Requirements> Output the material word for word. Leave each picture out.

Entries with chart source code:
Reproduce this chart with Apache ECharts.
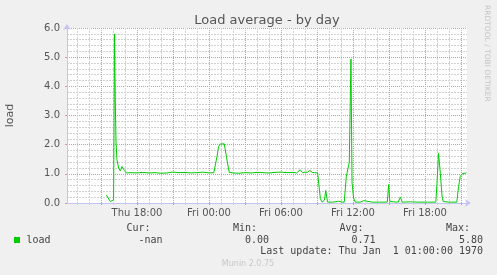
<!DOCTYPE html>
<html><head><meta charset="utf-8">
<script src="https://cdn.jsdelivr.net/npm/echarts@6/dist/echarts.min.js"></script>
<style>html,body{margin:0;padding:0;background:#f0f0f0}#c{width:497px;height:275px}</style>
</head><body><div id="c"></div>
<script>
// time in hours since Thu 00:00
const hours = [15.44,15.78,15.92,16.05,16.13,16.19,16.25,16.33,16.47,16.61,16.75,16.83,16.94,17.11,
  17.5,18.0,18.5,19.0,19.5,20.0,20.5,21.0,21.5,22.0,22.5,23.0,23.5,24.0,24.4,24.54,24.67,24.8,24.94,25.27,25.36,25.53,25.69,
  26.0,26.5,27.0,27.5,28.0,28.5,29.0,29.5,30.0,30.5,31.0,31.3,31.6,31.8,32.0,32.2,32.4,32.6,32.8,33.05,
  33.28,33.42,33.62,33.73,33.88,34.3,34.8,35.1,35.27,35.44,35.69,35.83,35.92,36.05,36.19,36.6,36.88,37.02,37.6,38.2,38.86,38.97,39.07,
  39.77,39.94,40.11,40.8,41.5,42.2,42.9,43.0,43.13,43.28,43.42,43.52,44.0,44.65,44.8,44.94,45.08,45.19,45.45];
const loads = [0.28,0.05,0.08,0.11,5.80,3.5,2.1,1.48,1.2,1.1,1.25,1.31,1.12,1.03,
  1.04,1.03,1.05,1.03,1.04,1.02,1.03,1.06,1.04,1.05,1.03,1.04,1.06,1.03,1.04,1.03,1.6,1.94,2.02,2.03,2.0,1.4,1.05,
  1.03,1.02,1.04,1.03,1.05,1.04,1.03,1.05,1.06,1.04,1.05,1.03,1.14,1.04,1.06,1.05,1.12,1.05,1.04,1.03,
  0.15,0.03,0.1,0.43,0.03,0.03,0.06,0.03,0.03,0.9,1.4,4.94,0.7,0.17,0.03,0.03,0.08,0.02,0.03,0.03,0.03,0.63,0.05,
  0.03,0.2,0.03,0.04,0.03,0.03,0.03,0.69,1.7,1.0,0.24,0.05,0.03,0.03,0.57,0.91,1.0,1.03,1.03];
const xMin = 12 + 10/60, xMax = 45.5;
const labelHours = [18,24,30,36,42];
const labelTexts = ['Thu 18:00','Fri 00:00','Fri 06:00','Fri 12:00','Fri 18:00'];
const yMajor = [0,1,2,3,4,5,6];
const majorHours = []; for (let h = 15; h <= 45; h += 3) majorHours.push(h);
const minorHours = []; for (let h = 13; h <= 45; h++) if (h % 3 !== 0) minorHours.push(h);
const yMinor = []; for (let k = 1; k < 30; k++) if (k % 5 !== 0) yMinor.push(k / 5);
const legendName = 'load';
const statHeads = ['Cur:','Min:','Avg:','Max:'];
const statVals = ['-nan','0.00','0.71','5.80'];
const lastUpdate = 'Last update: Thu Jan  1 01:00:00 1970';

const GREEN = '#00cc00';
const AXIS = '#c4c4f4';
const MINOR = '#d0d0d0';
const MAJOR = '#e89090';
const TXT = '#555555';
const MONO = '"DejaVu Sans Mono", monospace';
const SANS = '"DejaVu Sans", sans-serif';

const chart = echarts.init(document.getElementById('c'), null, {renderer: 'canvas'});
const data = hours.map((h, i) => [h, loads[i]]);

const gridBox = {left: 67, right: 30, top: 28, height: 175};
const monoText = (txt, x, y, align) => ({type: 'text', x: x, y: y,
  style: {text: txt, fill: '#444', font: '10px ' + MONO, textAlign: align || 'left', textVerticalAlign: 'middle'}});

const option = {
  backgroundColor: '#f0f0f0',
  animation: false,
  title: {text: 'Load average - by day', left: 262, top: 9, textAlign: 'center',
    textStyle: {fontFamily: SANS, fontSize: 13, fontWeight: 'normal', color: TXT}},
  grid: Object.assign({backgroundColor: '#ffffff', show: true, borderWidth: 0, containLabel: false, outerBoundsMode: 'none'}, gridBox),
  xAxis: [
    {type: 'value', min: xMin, max: xMax, position: 'bottom',
      axisLine: {show: true, lineStyle: {color: AXIS, width: 1}, symbol: ['none', 'arrow'], symbolSize: [6, 6], symbolOffset: [0, 4]},
      axisTick: {show: true, length: 2, customValues: minorHours, lineStyle: {color: MINOR}},
      axisLabel: {show: false},
      splitLine: {show: true, lineStyle: {color: MINOR, type: [2, 1], width: 1}}},
    {type: 'value', min: xMin, max: xMax, position: 'bottom',
      axisLine: {show: false},
      axisTick: {show: true, length: 2, customValues: majorHours, lineStyle: {color: MAJOR}},
      axisLabel: {show: false},
      splitLine: {show: true, lineStyle: {color: MAJOR, type: [1, 1], width: 1}}},
    {type: 'value', min: xMin, max: xMax, position: 'bottom',
      axisLine: {show: false}, axisTick: {show: false}, splitLine: {show: false},
      axisLabel: {show: true, customValues: labelHours, margin: 5, color: TXT, fontFamily: SANS, fontSize: 10,
        formatter: v => labelTexts[labelHours.indexOf(Math.round(v))]}}
  ],
  yAxis: [
    {type: 'value', min: 0, max: 6, position: 'left',
      axisLine: {show: true, lineStyle: {color: AXIS, width: 1}, symbol: ['none', 'arrow'], symbolSize: [6, 6], symbolOffset: [0, 4]},
      axisTick: {show: false, customValues: yMinor}, axisLabel: {show: false},
      splitLine: {show: true, lineStyle: {color: MINOR, type: [2, 1], width: 1}}},
    {type: 'value', min: 0, max: 6, position: 'left',
      name: legendName, nameLocation: 'middle', nameGap: 51, nameRotate: 90,
      nameTextStyle: {color: TXT, fontFamily: SANS, fontSize: 11},
      axisLine: {show: false}, axisTick: {show: true, length: 2, customValues: yMajor, lineStyle: {color: MAJOR}},
      axisLabel: {show: true, customValues: yMajor, margin: 7, color: TXT, fontFamily: SANS, fontSize: 10, formatter: v => v.toFixed(1)},
      splitLine: {show: true, lineStyle: {color: MAJOR, type: [1, 1], width: 1}}}
  ],
  series: [{type: 'line', name: legendName, xAxisIndex: 0, yAxisIndex: 0, data: data,
    showSymbol: false, symbol: 'none', lineStyle: {color: GREEN, width: 1}, itemStyle: {color: GREEN}, z: 10}],
  graphic: [
    {type: 'text', x: 487, y: 5, rotation: -Math.PI / 2,
      style: {text: 'RRDTOOL / TOBI OETIKER', fill: '#c4c4c4', font: '7.5px ' + SANS, textAlign: 'left', textVerticalAlign: 'middle'}},
    {type: 'rect', shape: {x: 14, y: 237, width: 6, height: 6}, style: {fill: GREEN}},
    monoText(legendName, 26.5, 240),
    monoText(statHeads[0], 150.5, 228, 'right'),
    monoText(statHeads[1], 257, 228, 'right'),
    monoText(statHeads[2], 363.5, 228, 'right'),
    monoText(statHeads[3], 470, 228, 'right'),
    monoText(statVals[0], 162.5, 240, 'right'),
    monoText(statVals[1], 269, 240, 'right'),
    monoText(statVals[2], 375.5, 240, 'right'),
    monoText(statVals[3], 483, 240, 'right'),
    monoText(lastUpdate, 483, 251.5, 'right'),
    {type: 'text', x: 248, y: 264, style: {text: 'Munin 2.0.75', fill: '#c8c8c8', font: '8px ' + SANS, textAlign: 'center', textVerticalAlign: 'middle'}}
  ]
};
chart.setOption(option);
</script></body></html>
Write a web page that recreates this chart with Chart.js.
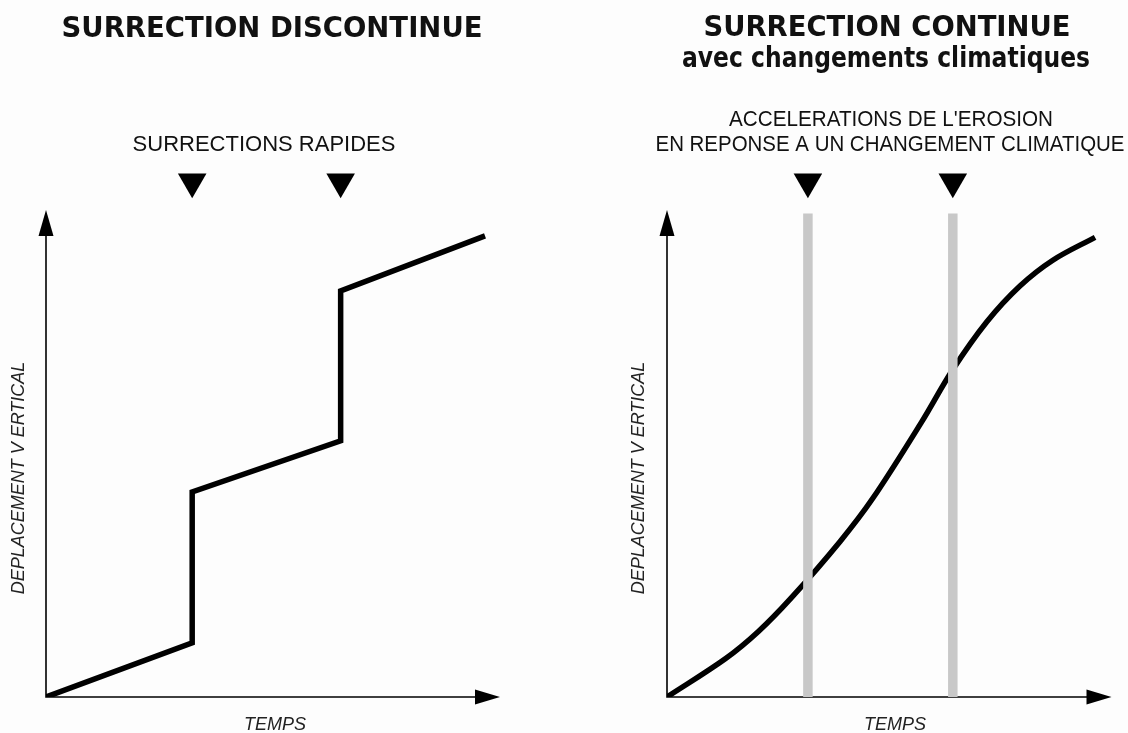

Task response>
Reproduce this chart with Apache ECharts.
<!DOCTYPE html>
<html><head><meta charset="utf-8">
<script src="https://cdn.jsdelivr.net/npm/echarts@6/dist/echarts.min.js"></script>
<style>html,body{margin:0;padding:0;background:#f0f0f0}#c{width:497px;height:275px}</style>
</head><body><div id="c"></div>
<script>
// time in hours since Thu 00:00
const hours = [15.44,15.78,15.92,16.05,16.13,16.19,16.25,16.33,16.47,16.61,16.75,16.83,16.94,17.11,
  17.5,18.0,18.5,19.0,19.5,20.0,20.5,21.0,21.5,22.0,22.5,23.0,23.5,24.0,24.4,24.54,24.67,24.8,24.94,25.27,25.36,25.53,25.69,
  26.0,26.5,27.0,27.5,28.0,28.5,29.0,29.5,30.0,30.5,31.0,31.3,31.6,31.8,32.0,32.2,32.4,32.6,32.8,33.05,
  33.28,33.42,33.62,33.73,33.88,34.3,34.8,35.1,35.27,35.44,35.69,35.83,35.92,36.05,36.19,36.6,36.88,37.02,37.6,38.2,38.86,38.97,39.07,
  39.77,39.94,40.11,40.8,41.5,42.2,42.9,43.0,43.13,43.28,43.42,43.52,44.0,44.65,44.8,44.94,45.08,45.19,45.45];
const loads = [0.28,0.05,0.08,0.11,5.80,3.5,2.1,1.48,1.2,1.1,1.25,1.31,1.12,1.03,
  1.04,1.03,1.05,1.03,1.04,1.02,1.03,1.06,1.04,1.05,1.03,1.04,1.06,1.03,1.04,1.03,1.6,1.94,2.02,2.03,2.0,1.4,1.05,
  1.03,1.02,1.04,1.03,1.05,1.04,1.03,1.05,1.06,1.04,1.05,1.03,1.14,1.04,1.06,1.05,1.12,1.05,1.04,1.03,
  0.15,0.03,0.1,0.43,0.03,0.03,0.06,0.03,0.03,0.9,1.4,4.94,0.7,0.17,0.03,0.03,0.08,0.02,0.03,0.03,0.03,0.63,0.05,
  0.03,0.2,0.03,0.04,0.03,0.03,0.03,0.69,1.7,1.0,0.24,0.05,0.03,0.03,0.57,0.91,1.0,1.03,1.03];
const xMin = 12 + 10/60, xMax = 45.5;
const labelHours = [18,24,30,36,42];
const labelTexts = ['Thu 18:00','Fri 00:00','Fri 06:00','Fri 12:00','Fri 18:00'];
const yMajor = [0,1,2,3,4,5,6];
const majorHours = []; for (let h = 15; h <= 45; h += 3) majorHours.push(h);
const minorHours = []; for (let h = 13; h <= 45; h++) if (h % 3 !== 0) minorHours.push(h);
const yMinor = []; for (let k = 1; k < 30; k++) if (k % 5 !== 0) yMinor.push(k / 5);
const legendName = 'load';
const statHeads = ['Cur:','Min:','Avg:','Max:'];
const statVals = ['-nan','0.00','0.71','5.80'];
const lastUpdate = 'Last update: Thu Jan  1 01:00:00 1970';

const GREEN = '#00cc00';
const AXIS = '#c4c4f4';
const MINOR = '#d0d0d0';
const MAJOR = '#e89090';
const TXT = '#555555';
const MONO = '"DejaVu Sans Mono", monospace';
const SANS = '"DejaVu Sans", sans-serif';

const chart = echarts.init(document.getElementById('c'), null, {renderer: 'canvas'});
const data = hours.map((h, i) => [h, loads[i]]);

const gridBox = {left: 67, right: 30, top: 28, height: 175};
const monoText = (txt, x, y, align) => ({type: 'text', x: x, y: y,
  style: {text: txt, fill: '#444', font: '10px ' + MONO, textAlign: align || 'left', textVerticalAlign: 'middle'}});

const option = {
  backgroundColor: '#f0f0f0',
  animation: false,
  title: {text: 'Load average - by day', left: 262, top: 9, textAlign: 'center',
    textStyle: {fontFamily: SANS, fontSize: 13, fontWeight: 'normal', color: TXT}},
  grid: Object.assign({backgroundColor: '#ffffff', show: true, borderWidth: 0, containLabel: false, outerBoundsMode: 'none'}, gridBox),
  xAxis: [
    {type: 'value', min: xMin, max: xMax, position: 'bottom',
      axisLine: {show: true, lineStyle: {color: AXIS, width: 1}, symbol: ['none', 'arrow'], symbolSize: [6, 6], symbolOffset: [0, 4]},
      axisTick: {show: true, length: 2, customValues: minorHours, lineStyle: {color: MINOR}},
      axisLabel: {show: false},
      splitLine: {show: true, lineStyle: {color: MINOR, type: [2, 1], width: 1}}},
    {type: 'value', min: xMin, max: xMax, position: 'bottom',
      axisLine: {show: false},
      axisTick: {show: true, length: 2, customValues: majorHours, lineStyle: {color: MAJOR}},
      axisLabel: {show: false},
      splitLine: {show: true, lineStyle: {color: MAJOR, type: [1, 1], width: 1}}},
    {type: 'value', min: xMin, max: xMax, position: 'bottom',
      axisLine: {show: false}, axisTick: {show: false}, splitLine: {show: false},
      axisLabel: {show: true, customValues: labelHours, margin: 5, color: TXT, fontFamily: SANS, fontSize: 10,
        formatter: v => labelTexts[labelHours.indexOf(Math.round(v))]}}
  ],
  yAxis: [
    {type: 'value', min: 0, max: 6, position: 'left',
      axisLine: {show: true, lineStyle: {color: AXIS, width: 1}, symbol: ['none', 'arrow'], symbolSize: [6, 6], symbolOffset: [0, 4]},
      axisTick: {show: false, customValues: yMinor}, axisLabel: {show: false},
      splitLine: {show: true, lineStyle: {color: MINOR, type: [2, 1], width: 1}}},
    {type: 'value', min: 0, max: 6, position: 'left',
      name: legendName, nameLocation: 'middle', nameGap: 51, nameRotate: 90,
      nameTextStyle: {color: TXT, fontFamily: SANS, fontSize: 11},
      axisLine: {show: false}, axisTick: {show: true, length: 2, customValues: yMajor, lineStyle: {color: MAJOR}},
      axisLabel: {show: true, customValues: yMajor, margin: 7, color: TXT, fontFamily: SANS, fontSize: 10, formatter: v => v.toFixed(1)},
      splitLine: {show: true, lineStyle: {color: MAJOR, type: [1, 1], width: 1}}}
  ],
  series: [{type: 'line', name: legendName, xAxisIndex: 0, yAxisIndex: 0, data: data,
    showSymbol: false, symbol: 'none', lineStyle: {color: GREEN, width: 1}, itemStyle: {color: GREEN}, z: 10}],
  graphic: [
    {type: 'text', x: 487, y: 5, rotation: -Math.PI / 2,
      style: {text: 'RRDTOOL / TOBI OETIKER', fill: '#c4c4c4', font: '7.5px ' + SANS, textAlign: 'left', textVerticalAlign: 'middle'}},
    {type: 'rect', shape: {x: 14, y: 237, width: 6, height: 6}, style: {fill: GREEN}},
    monoText(legendName, 26.5, 240),
    monoText(statHeads[0], 150.5, 228, 'right'),
    monoText(statHeads[1], 257, 228, 'right'),
    monoText(statHeads[2], 363.5, 228, 'right'),
    monoText(statHeads[3], 470, 228, 'right'),
    monoText(statVals[0], 162.5, 240, 'right'),
    monoText(statVals[1], 269, 240, 'right'),
    monoText(statVals[2], 375.5, 240, 'right'),
    monoText(statVals[3], 483, 240, 'right'),
    monoText(lastUpdate, 483, 251.5, 'right'),
    {type: 'text', x: 248, y: 264, style: {text: 'Munin 2.0.75', fill: '#c8c8c8', font: '8px ' + SANS, textAlign: 'center', textVerticalAlign: 'middle'}}
  ]
};
chart.setOption(option);
</script></body></html>
Write a web page that recreates this chart with Chart.js.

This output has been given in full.